Elle fait résonner un puissant et tonitruant rire qui s'entend, à mon avis, jusqu'aux abords de Nantes. Les mouettes elles même ont cru reconnaître une des leurs. Et lorsqu'elle arrive à hauteur de sa place (juste à côté des nôtres) et qu'elle voit deux personnes assises, sans ménagement elle dit :
- C'est notre place.
Et elle rajoute pendant que ces deux personnes s'en vont vers d'autres wagons (les veinards) :
- C'est dingue ça ! Les gens y savent pas lire leur siège ou quoi...
La glousseuse respire la gentillesse. Elle tortille souvent le bout de son doigt dans une mèche de cheveux et penche la tête au fur et mesure qu'elle enroule ces cheveux. Elle a alors le regard vide et la bouche entre ouverte. Il parait qu'elle réfléchit. C'est ce que pense, en tous cas, l'ami de notre amie glousseuse du train.
- Tu penses à quoi?
Elle le regarde bovinement. Et lorsque la question a fini par percuter un neurone. Elle rit (cause à effet?). Ca sera sa seule réponse. Mais au bout d'un moment, elle reprend pied dans la réalité :
- On fait quoi?
- On prend le train !
Oui, je sais ! Il faudrait dire aussi beaucoup sur le copain. L'adage, qui se ressemble s'assemble, n'a jamais été aussi vrai. Mais, elle, ça la fait glousser.
- T'es bête toi alors !
La perspicacité légendaire de la glousseuse...
- Oh ! J'ai une idée !
On sent que le reste du wagon n'en revient pas de cette affirmation et retient son souffle, attendant cette idée avec impatience.
- Si on jouait à la crapette !
Comme dans les mangas des années 80 qui passaient au Club Dorothée, on voit tous les voyageurs s'écrouler par terre devant cette idée faramineuse. Voila ce que s’est, aussi, de se faire de fausses idées.
Le copain répond très favorablement à cette idée (tu penses ! la bonne éclate en perspective) et sort un jeu de cartes de la valise qui se trouve sous ses pieds. Ce qui fait rire la glousseuse. Une partie infernale s'engage ponctuait par le martèlement des mains sur la tablette à chaque fois l'un ou l'autre gagne et par les rire brefs et nerveux de la demoiselle. J'attache solidement le Sage E. à son siège pour éviter qu'il ne se jette sur elle pour l'étrangler et j'augmente un peu plus le volume de mon walkman.
Au bout d'une bonne demie heure, la glousseuse en a marre. Elle s'ennuie. Elle aimerait bien regarder un film. Le copain, très obéissant, sort aussitôt un ordinateur portable et un DVD, avec la même difficulté que le jeu de carte, puisqu'ils se trouvent aussi dans la valise sous ses pieds. Elle glousse encore. Et se trémousse aussi.

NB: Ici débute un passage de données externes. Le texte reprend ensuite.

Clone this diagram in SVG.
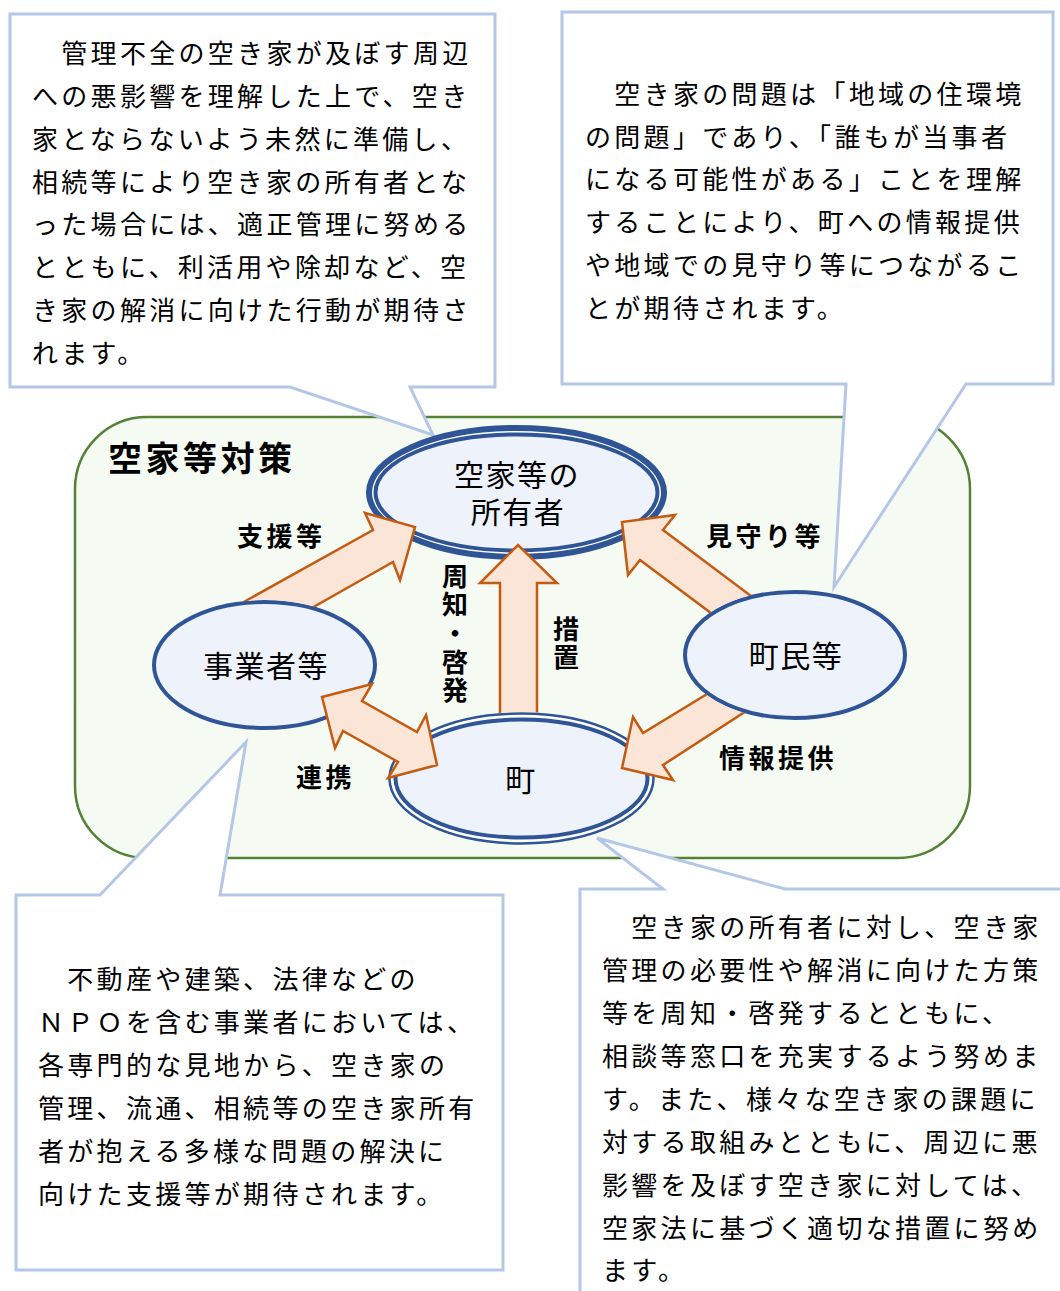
<svg xmlns="http://www.w3.org/2000/svg" width="1060" height="1291" viewBox="0 0 1060 1291">
<defs>
<style>
.callout{fill:#ffffff;stroke:#b4c7e7;stroke-width:3;stroke-linejoin:miter}
.ct{font-family:"Noto Sans CJK JP","Noto Sans",sans-serif;font-size:26px;letter-spacing:3.3px;fill:#000}
.node{fill:#eef2fb;stroke:#2f5597;stroke-width:4}
.gapfill{fill:#ffffff;stroke:#2f5597}
.nt{font-family:"Noto Sans CJK JP","Noto Sans",sans-serif;font-size:30px;letter-spacing:1.5px;fill:#000;text-anchor:middle}
.arrow{fill:#fbe5d6;stroke:#c55a11;stroke-width:2.5;stroke-linejoin:miter}
.lbl{font-family:"Noto Sans CJK JP","Noto Sans",sans-serif;font-size:26px;font-weight:700;letter-spacing:3.5px;fill:#000}
.vl{font-family:"Noto Sans CJK JP","Noto Sans",sans-serif;font-size:26px;font-weight:700;letter-spacing:2.6px;fill:#000;writing-mode:vertical-rl}
.title{font-family:"Noto Sans CJK JP","Noto Sans",sans-serif;font-size:34px;font-weight:700;letter-spacing:3.5px;fill:#000}
</style>
<mask id="m-jigyo" maskUnits="userSpaceOnUse" x="0" y="0" width="1060" height="1291">
<rect x="0" y="0" width="1060" height="1291" fill="#fff"/>
<ellipse cx="264.5" cy="665" rx="112.5" ry="65" fill="#000"/>
</mask>
<mask id="m-chomin" maskUnits="userSpaceOnUse" x="0" y="0" width="1060" height="1291">
<rect x="0" y="0" width="1060" height="1291" fill="#fff"/>
<ellipse cx="795" cy="655" rx="112" ry="65" fill="#000"/>
</mask>
<mask id="m-cho" maskUnits="userSpaceOnUse" x="0" y="0" width="1060" height="1291">
<rect x="0" y="0" width="1060" height="1291" fill="#fff"/>
<ellipse cx="521.5" cy="778.5" rx="133.5" ry="66.5" fill="#000"/>
</mask>
</defs>

<g id="frame">
<rect x="75" y="417" width="895" height="441" rx="72" ry="72" fill="#f5faf2" stroke="#548235" stroke-width="2.5"/>
<text class="title" x="108" y="471">空家等対策</text>
</g>

<g id="callout-owner">
<polygon class="callout" points="10,14 495,14 495,387 410,387 433,435 290,387 10,387"/>
<text class="ct">
<tspan x="32" y="63">　管理不全の空き家が及ぼす周辺</tspan>
<tspan x="32" y="106">への悪影響を理解した上で、空き</tspan>
<tspan x="32" y="149">家とならないよう未然に準備し、</tspan>
<tspan x="32" y="192">相続等により空き家の所有者とな</tspan>
<tspan x="32" y="234">った場合には、適正管理に努める</tspan>
<tspan x="32" y="277">とともに、利活用や除却など、空</tspan>
<tspan x="32" y="320">き家の解消に向けた行動が期待さ</tspan>
<tspan x="32" y="363">れます。</tspan>
</text>
</g>

<g id="callout-residents">
<polygon class="callout" points="562,12 1053,12 1053,384 966,384 834,587 846,384 562,384"/>
<text class="ct">
<tspan x="585" y="104">　空き家の問題は「地域の住環境</tspan>
<tspan x="585" y="147">の問題」であり、「誰もが当事者</tspan>
<tspan x="585" y="189">になる可能性がある」ことを理解</tspan>
<tspan x="585" y="232">することにより、町への情報提供</tspan>
<tspan x="585" y="275">や地域での見守り等につながるこ</tspan>
<tspan x="585" y="318">とが期待されます。</tspan>
</text>
</g>

<g id="callout-business">
<polygon class="callout" points="16,895 100,895 246,742 220,895 503,895 503,1270 16,1270"/>
<text class="ct">
<tspan x="38" y="989">　不動産や建築、法律などの</tspan>
<tspan x="38" y="1032">ＮＰＯを含む事業者においては、</tspan>
<tspan x="38" y="1075">各専門的な見地から、空き家の</tspan>
<tspan x="38" y="1118">管理、流通、相続等の空き家所有</tspan>
<tspan x="38" y="1161">者が抱える多様な問題の解決に</tspan>
<tspan x="38" y="1204">向けた支援等が期待されます。</tspan>
</text>
</g>

<g id="callout-town">
<polygon class="callout" points="580,889 663,889 597,838 785,889 1075,889 1075,1300 580,1300"/>
<text class="ct">
<tspan x="602" y="937">　空き家の所有者に対し、空き家</tspan>
<tspan x="602" y="980">管理の必要性や解消に向けた方策</tspan>
<tspan x="602" y="1023">等を周知・啓発するとともに、</tspan>
<tspan x="602" y="1066">相談等窓口を充実するよう努めま</tspan>
<tspan x="602" y="1109">す。また、様々な空き家の課題に</tspan>
<tspan x="602" y="1152">対する取組みとともに、周辺に悪</tspan>
<tspan x="602" y="1195">影響を及ぼす空き家に対しては、</tspan>
<tspan x="602" y="1238">空家法に基づく適切な措置に努め</tspan>
<tspan x="602" y="1280">ます。</tspan>
</text>
</g>

<g id="node-owner">
<ellipse class="gapfill" cx="516.5" cy="492.5" rx="147.5" ry="64.5" stroke-width="6"/>
<ellipse class="node" cx="516.5" cy="492.5" rx="141" ry="58" stroke-width="2"/>
<text class="nt"><tspan x="517" y="486">空家等の</tspan><tspan x="518" y="523">所有者</tspan></text>
</g>

<g id="node-business">
<ellipse class="node" cx="264.5" cy="665" rx="110.5" ry="63"/>
<text class="nt" x="266" y="677">事業者等</text>
</g>

<g id="node-residents">
<ellipse class="node" cx="795" cy="655" rx="110" ry="63"/>
<text class="nt" x="796" y="667">町民等</text>
</g>

<g id="node-town">
<ellipse class="gapfill" cx="521.5" cy="778.5" rx="132" ry="65" stroke-width="2.5"/>
<ellipse class="node" cx="521.5" cy="778.5" rx="126" ry="59" stroke-width="2.5"/>
<text class="nt" x="521" y="791">町</text>
</g>

<g id="connectors">
<path class="arrow" mask="url(#m-jigyo)" d="M224,613 L373,530 L365,513 L415,527 L400,580 L393,562 L287,622 Z"/>
<path class="arrow" mask="url(#m-chomin)" d="M771,611 L663,530 L675,515 L622,522 L628,575 L640,560 L731,628 Z"/>
<path class="arrow" mask="url(#m-chomin)" d="M730,680 L643,733 L633,717 L622,768 L673,780 L663,765 L768,697 Z"/>
<path class="arrow" mask="url(#m-cho)" d="M500,745 L500,583 L480,583 L518,545 L557,583 L537,583 L537,745 Z"/>
<path class="arrow" d="M322,697 L372,684 L362,701 L417,732 L426,715 L437,765 L388,778 L398,762 L343,731 L335,748 Z"/>
<text class="lbl" x="237" y="546">支援等</text>
<text class="lbl" x="706" y="546">見守り等</text>
<text class="lbl" x="296" y="787">連携</text>
<text class="lbl" x="719" y="768">情報提供</text>
<text class="vl" x="455" y="563">周知・啓発</text>
<text class="vl" x="566" y="616">措置</text>
</g>
</svg>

Elle est contente. Je remarque que quand elle est heureuse, elle fait comme nous faisions quand nous étions petiots mes soeurs et moi, quand la joie et l'excitation étaient à son comble, nous faisions ce que nous appelions "panier à salade" qui consistait à tourner nerveusement nos mains comme le geste qui accompagne le "ton moulin, ton moulin va trop vite". Nous le faisions, nous avions 10 ans. Elle le fait encore, elle en a bien 15 de plus.
Le film semble être passionnant et la passionne visiblement aux vues du nombre impressionnant de "panier à salade" qu'elle tourne. De temps à autre, un gloussement nous rappelle qu'elle est encore présente dans le train (comme si nous pouvions oublier). Elle lâche parfois un "c'est trop génial" ou un "c'est trop fort".
Mais à partir de là, elle passe dans une autre catégorie que le Sage E. a su décrire mieux que personne.

2 commentaires:

E. a dit…

Pour info, le film regardé par les deux était "Mrs Tingle" avec l'excellente Helen Mirren dans probablement son moins bon film...
et de fait, le film a beaucoup fait glousser la glousseuse qui en outre a pris soin de répeter certaines répliques trôp drôle...
et on sait ce que ça donne au niveau volume sonore lorsque qu'on parle avec un casque sur es oreilles....

Anonyme a dit…

La glousseuse a toutefois le mérite remarquable de m'avoir bien fait rire. Merci (à elle, bien sur).